--- Start ---
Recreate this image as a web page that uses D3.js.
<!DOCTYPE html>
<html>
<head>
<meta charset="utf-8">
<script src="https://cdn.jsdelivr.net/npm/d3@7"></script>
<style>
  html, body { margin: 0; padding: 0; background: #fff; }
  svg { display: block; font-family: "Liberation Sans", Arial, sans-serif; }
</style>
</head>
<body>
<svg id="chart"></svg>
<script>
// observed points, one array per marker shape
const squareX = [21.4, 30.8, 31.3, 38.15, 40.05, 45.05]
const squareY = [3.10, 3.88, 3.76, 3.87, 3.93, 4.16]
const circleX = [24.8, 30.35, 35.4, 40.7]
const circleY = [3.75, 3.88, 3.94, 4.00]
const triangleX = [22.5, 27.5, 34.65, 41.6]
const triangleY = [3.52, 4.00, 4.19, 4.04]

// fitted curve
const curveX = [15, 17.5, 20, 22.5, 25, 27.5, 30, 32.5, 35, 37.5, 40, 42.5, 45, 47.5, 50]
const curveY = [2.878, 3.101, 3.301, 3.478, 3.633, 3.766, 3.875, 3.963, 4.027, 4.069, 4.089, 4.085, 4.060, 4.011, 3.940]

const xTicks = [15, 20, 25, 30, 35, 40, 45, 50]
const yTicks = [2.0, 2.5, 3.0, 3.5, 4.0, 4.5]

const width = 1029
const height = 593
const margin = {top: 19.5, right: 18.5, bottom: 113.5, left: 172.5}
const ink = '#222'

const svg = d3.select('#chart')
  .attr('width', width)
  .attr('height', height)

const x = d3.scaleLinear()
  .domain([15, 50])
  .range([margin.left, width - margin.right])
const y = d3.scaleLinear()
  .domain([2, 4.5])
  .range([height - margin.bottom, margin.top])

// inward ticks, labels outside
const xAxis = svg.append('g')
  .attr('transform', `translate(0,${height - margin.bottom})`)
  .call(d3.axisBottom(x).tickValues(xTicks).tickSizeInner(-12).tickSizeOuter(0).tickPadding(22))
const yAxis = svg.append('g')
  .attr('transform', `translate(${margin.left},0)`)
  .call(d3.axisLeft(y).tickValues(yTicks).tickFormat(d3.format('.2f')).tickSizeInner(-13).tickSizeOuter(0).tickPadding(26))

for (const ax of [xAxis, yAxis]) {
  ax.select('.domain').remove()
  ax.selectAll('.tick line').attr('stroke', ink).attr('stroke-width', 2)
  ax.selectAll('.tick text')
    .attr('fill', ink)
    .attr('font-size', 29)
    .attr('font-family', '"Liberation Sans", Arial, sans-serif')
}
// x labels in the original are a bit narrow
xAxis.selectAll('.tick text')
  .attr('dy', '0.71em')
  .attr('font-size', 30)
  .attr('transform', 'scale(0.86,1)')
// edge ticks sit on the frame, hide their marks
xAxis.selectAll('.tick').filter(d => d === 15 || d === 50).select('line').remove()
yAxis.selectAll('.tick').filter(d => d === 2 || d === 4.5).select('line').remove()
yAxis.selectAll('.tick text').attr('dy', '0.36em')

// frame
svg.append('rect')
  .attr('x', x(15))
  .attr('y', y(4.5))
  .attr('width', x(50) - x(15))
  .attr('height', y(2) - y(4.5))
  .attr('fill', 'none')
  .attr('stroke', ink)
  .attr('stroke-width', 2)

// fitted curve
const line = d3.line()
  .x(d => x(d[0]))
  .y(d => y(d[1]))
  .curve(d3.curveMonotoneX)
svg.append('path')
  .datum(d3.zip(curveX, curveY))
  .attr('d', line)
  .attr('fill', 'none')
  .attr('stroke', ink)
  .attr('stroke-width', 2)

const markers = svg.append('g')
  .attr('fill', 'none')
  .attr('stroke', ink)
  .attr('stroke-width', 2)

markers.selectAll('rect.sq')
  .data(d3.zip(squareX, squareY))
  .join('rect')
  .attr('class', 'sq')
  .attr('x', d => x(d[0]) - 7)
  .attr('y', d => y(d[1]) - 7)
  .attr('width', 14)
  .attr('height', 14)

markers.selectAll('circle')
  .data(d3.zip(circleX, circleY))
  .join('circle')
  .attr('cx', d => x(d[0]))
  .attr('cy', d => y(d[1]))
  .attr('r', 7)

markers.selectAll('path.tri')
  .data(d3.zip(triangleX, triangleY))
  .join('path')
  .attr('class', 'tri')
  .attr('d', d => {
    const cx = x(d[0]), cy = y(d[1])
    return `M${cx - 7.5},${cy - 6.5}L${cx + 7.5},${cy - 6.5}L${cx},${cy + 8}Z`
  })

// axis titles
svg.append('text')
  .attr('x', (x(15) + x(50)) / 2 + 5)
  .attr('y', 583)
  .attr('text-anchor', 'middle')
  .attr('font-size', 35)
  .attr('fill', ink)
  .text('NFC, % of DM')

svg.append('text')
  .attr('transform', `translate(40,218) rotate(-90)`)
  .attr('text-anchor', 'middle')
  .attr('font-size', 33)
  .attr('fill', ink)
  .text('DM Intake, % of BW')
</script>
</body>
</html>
--- End ---
=== Objective ===
Give the listing again, word for word.

=== Result for this task ===
Recreate this image as a web page that uses D3.js.
<!DOCTYPE html>
<html>
<head>
<meta charset="utf-8">
<script src="https://cdn.jsdelivr.net/npm/d3@7"></script>
<style>
  html, body { margin: 0; padding: 0; background: #fff; }
  svg { display: block; font-family: "Liberation Sans", Arial, sans-serif; }
</style>
</head>
<body>
<svg id="chart"></svg>
<script>
// observed points, one array per marker shape
const squareX = [21.4, 30.8, 31.3, 38.15, 40.05, 45.05]
const squareY = [3.10, 3.88, 3.76, 3.87, 3.93, 4.16]
const circleX = [24.8, 30.35, 35.4, 40.7]
const circleY = [3.75, 3.88, 3.94, 4.00]
const triangleX = [22.5, 27.5, 34.65, 41.6]
const triangleY = [3.52, 4.00, 4.19, 4.04]

// fitted curve
const curveX = [15, 17.5, 20, 22.5, 25, 27.5, 30, 32.5, 35, 37.5, 40, 42.5, 45, 47.5, 50]
const curveY = [2.878, 3.101, 3.301, 3.478, 3.633, 3.766, 3.875, 3.963, 4.027, 4.069, 4.089, 4.085, 4.060, 4.011, 3.940]

const xTicks = [15, 20, 25, 30, 35, 40, 45, 50]
const yTicks = [2.0, 2.5, 3.0, 3.5, 4.0, 4.5]

const width = 1029
const height = 593
const margin = {top: 19.5, right: 18.5, bottom: 113.5, left: 172.5}
const ink = '#222'

const svg = d3.select('#chart')
  .attr('width', width)
  .attr('height', height)

const x = d3.scaleLinear()
  .domain([15, 50])
  .range([margin.left, width - margin.right])
const y = d3.scaleLinear()
  .domain([2, 4.5])
  .range([height - margin.bottom, margin.top])

// inward ticks, labels outside
const xAxis = svg.append('g')
  .attr('transform', `translate(0,${height - margin.bottom})`)
  .call(d3.axisBottom(x).tickValues(xTicks).tickSizeInner(-12).tickSizeOuter(0).tickPadding(22))
const yAxis = svg.append('g')
  .attr('transform', `translate(${margin.left},0)`)
  .call(d3.axisLeft(y).tickValues(yTicks).tickFormat(d3.format('.2f')).tickSizeInner(-13).tickSizeOuter(0).tickPadding(26))

for (const ax of [xAxis, yAxis]) {
  ax.select('.domain').remove()
  ax.selectAll('.tick line').attr('stroke', ink).attr('stroke-width', 2)
  ax.selectAll('.tick text')
    .attr('fill', ink)
    .attr('font-size', 29)
    .attr('font-family', '"Liberation Sans", Arial, sans-serif')
}
// x labels in the original are a bit narrow
xAxis.selectAll('.tick text')
  .attr('dy', '0.71em')
  .attr('font-size', 30)
  .attr('transform', 'scale(0.86,1)')
// edge ticks sit on the frame, hide their marks
xAxis.selectAll('.tick').filter(d => d === 15 || d === 50).select('line').remove()
yAxis.selectAll('.tick').filter(d => d === 2 || d === 4.5).select('line').remove()
yAxis.selectAll('.tick text').attr('dy', '0.36em')

// frame
svg.append('rect')
  .attr('x', x(15))
  .attr('y', y(4.5))
  .attr('width', x(50) - x(15))
  .attr('height', y(2) - y(4.5))
  .attr('fill', 'none')
  .attr('stroke', ink)
  .attr('stroke-width', 2)

// fitted curve
const line = d3.line()
  .x(d => x(d[0]))
  .y(d => y(d[1]))
  .curve(d3.curveMonotoneX)
svg.append('path')
  .datum(d3.zip(curveX, curveY))
  .attr('d', line)
  .attr('fill', 'none')
  .attr('stroke', ink)
  .attr('stroke-width', 2)

const markers = svg.append('g')
  .attr('fill', 'none')
  .attr('stroke', ink)
  .attr('stroke-width', 2)

markers.selectAll('rect.sq')
  .data(d3.zip(squareX, squareY))
  .join('rect')
  .attr('class', 'sq')
  .attr('x', d => x(d[0]) - 7)
  .attr('y', d => y(d[1]) - 7)
  .attr('width', 14)
  .attr('height', 14)

markers.selectAll('circle')
  .data(d3.zip(circleX, circleY))
  .join('circle')
  .attr('cx', d => x(d[0]))
  .attr('cy', d => y(d[1]))
  .attr('r', 7)

markers.selectAll('path.tri')
  .data(d3.zip(triangleX, triangleY))
  .join('path')
  .attr('class', 'tri')
  .attr('d', d => {
    const cx = x(d[0]), cy = y(d[1])
    return `M${cx - 7.5},${cy - 6.5}L${cx + 7.5},${cy - 6.5}L${cx},${cy + 8}Z`
  })

// axis titles
svg.append('text')
  .attr('x', (x(15) + x(50)) / 2 + 5)
  .attr('y', 583)
  .attr('text-anchor', 'middle')
  .attr('font-size', 35)
  .attr('fill', ink)
  .text('NFC, % of DM')

svg.append('text')
  .attr('transform', `translate(40,218) rotate(-90)`)
  .attr('text-anchor', 'middle')
  .attr('font-size', 33)
  .attr('fill', ink)
  .text('DM Intake, % of BW')
</script>
</body>
</html>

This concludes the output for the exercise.